Мгла пустынна, и звездная наледь остра (Здесь подняться до звезд, в поднебесье кружа бы…) Обжигаясь о шумное пламя костра, Камни прыгают грузно, как пестрые жабы… ……………………………………………… Скучно слушать и впитывать их тишину. По примятой траве, по курганным закатам, Незнакомым огнем обжигая страну, Загудевшие рельсы летят в Алма-Ата! Разостлав по откосам подкошенный дым, Паровозы идут по путям человечьим — И, безродные камни, вы броситесь к ним, Чтоб подставить свои напряженные плечи!

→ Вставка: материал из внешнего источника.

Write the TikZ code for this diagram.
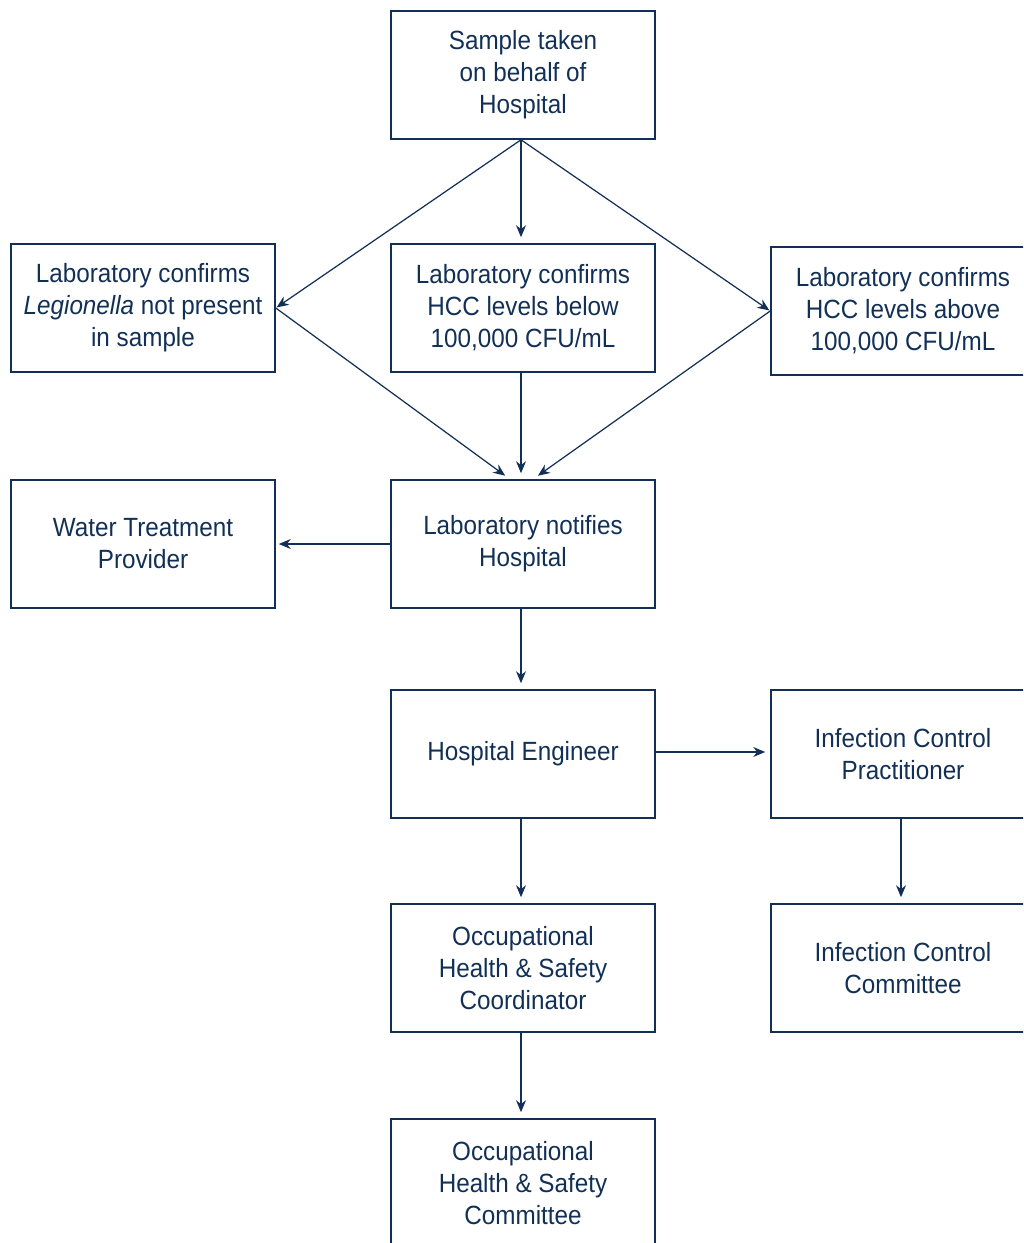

Наконец, найдена неповторимая мелодия, нащупана индивидуальная образная система — теперь уже можно свысока посмотреть и на любимого учителя: «Я хочу, чтобы слова роскошествовали. Есенин образы по ягодке собирал, а для меня важен не только вкус, но и сытость»… Васильев все больше ощущает тягу к большому стихотворному пространству, к сюжетной драматической поэме, да и сами его стихотворения больше похожи на маленькие поэмы, в которых грандиозная картина социальных перемен сопровождается изменением самого природного фона… Природа либо сопротивляется надвигающейся новой жизни, либо преображается в унисон с ритмом наступления цивилизации. Вот и старый, с детства знакомый город срывается с места, подхваченный революционным вихрем, и полностью меняет свою стать, обретая невиданные доселе черты.

В каждом окне соседском тусклый зрачок огня. Что ж, Серафим Дагаев, слышишь ли ты меня? Что ж, Серафим Дагаев, слушай теперь меня: Остановились руки ярмарочных менял. И, засияв крестами в синей, как ночь, пыли, Восемь церквей купеческих сдвинулись и пошли, Восемь церквей, шатаясь, сдвинулись и пошли — В бурю, в грозу, в распутицу, в золото, в ковыли.

Но проходит совсем немного времени, и ликующая интонация начинает сменяться совсем другой — становление новой жизни уже не кажется таким сказочным и безоговорочным. Да и сами ее строители напоминают уже не «летучих голландцев», лихо рушащих старый мир и стремительно возводящих иную цивилизацию, а переселенцев, пилигримов, тяжело и мучительно протаптывающих новые тропы, изнемогающих под непосильной ношей, измученных жарой, холодом и голодом, устилающих своими костями те пространства, на которых встанут будущие города, добровольно приносящих свои жизни в жертву тому грядущему, которое им не суждено увидеть.